At launch, EcoLink places a 24-hour credit hold:

hold_amount = hourly_rate × gpu_count × total_replicas × 24

total_replicas is determined by your model's source — 2 replicas across 2 regions (HuggingFace / platform-model-based) or 1 replica in the filesystem's region (shared-filesystem-backed). The launch dialog shows the per-GPU rate and the total hold for your selection.

  • The hold comes out of your available balance immediately
  • The hold is not "spent" — it's reserved. Actual spending is the real uptime × rate
  • Unused hold is refunded when the instance stops

If your balance is less than the initial hold, the launch fails with 402 Payment Required.

Every 24 hours: renew or partial-hold

Every 24h of continuous running, EcoLink's billing worker settles the previous cycle and creates the next:

  1. Consume the old hold: compute actual cost for the past 24h, charge that from the hold, refund any unused portion.
  2. Try to create a new 24h hold:
    • If balance ≥ full hold: full 24h hold created, cycle continues normally.
    • If balance < full hold but > $0: partial hold — whatever the balance covers. Example: balance $72, full hold would be $307.60 → partial 5.6h hold created with all $72 held. A warning notification is sent: "$X credit can cover Y more hours. Recharge to continue."
    • If balance = $0: instance is stopped, pods killed, termination_reason = 'credit_depleted', notification: "Instance terminated: credit balance depleted."

The cycle is autonomous — you don't have to press anything to keep it running. Just keep the balance topped up.

Ledger rows per cycle

Each 24h cycle generates visible ledger entries on the Billing page:

RowDescription
refund +$unusedRefund of unused portion of the old hold (only if any was unused)
gpu_usage -$overageExtra charge if the hold wasn't enough (rare)
gpu_usage -$next_holdThe new 24h prepay hold (full or partial)

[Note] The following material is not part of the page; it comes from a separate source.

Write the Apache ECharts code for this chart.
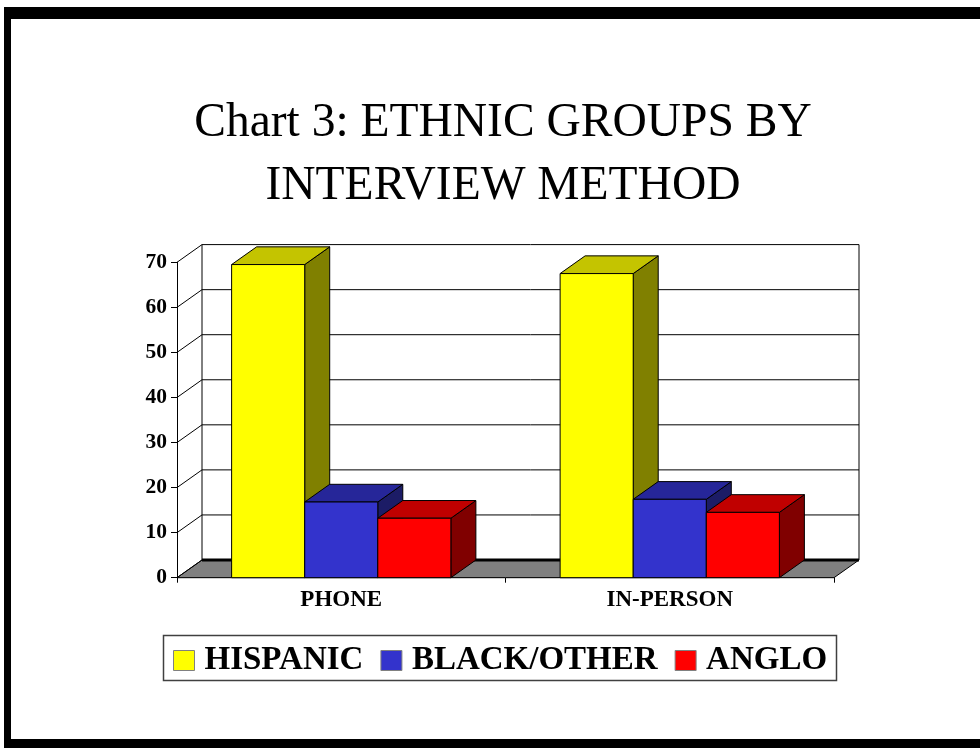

If an instance ran for exactly 24h with 100% utilization, you'd see only the gpu_usage -$next_hold row — no refund, no overage.

See Balance and transactions for more on reading the ledger.

Warnings as balance runs low

As your balance approaches zero (with one or more running instances), EcoLink sends progressive notifications based on burn rate (sum of hourly rates for all your running resources):

  • 60 min remaining — warning
  • 30 min remaining — warning
  • 20 min remaining — warning
  • 10 min remaining — critical
  • 5 min remaining — critical
  • 3 min remaining — critical
  • 1 min remaining — critical

Notifications appear on the bell icon in the console. These give you time to adjust usage before things get terminated.

Terminating an instance manually

If you want to stop before running out of balance:

  1. Console → Model Instances → click instance → Terminate.
  2. Confirm.

The pods are killed across all regions, the hold is consumed up to actual uptime, unused hold is refunded.

Or via API:

curl https://api.ecohash.com/inference-instances/142 \
-X DELETE \
-H "Authorization: Bearer eco_YOUR_KEY"

Deleting a registered model

You can delete a registered model from the Registry, but only if no running inference instance references it. Delete the instance first, then the model.

Edge cases

What if my account runs out of balance mid-cycle? The instance runs until the partial hold is consumed, then stops. You see the timeline in Messages and in the Billing transaction history.

What if I pause my account (no activity for a week)? If the instance is running, it keeps running and billing. To pause cost, terminate the instance — the registered model entry stays, and you can re-launch with the same config when ready.

What if one region fails but others are healthy? Traffic automatically fails over to healthy regions (see Calling your endpoint). Billing continues per running pod in each region.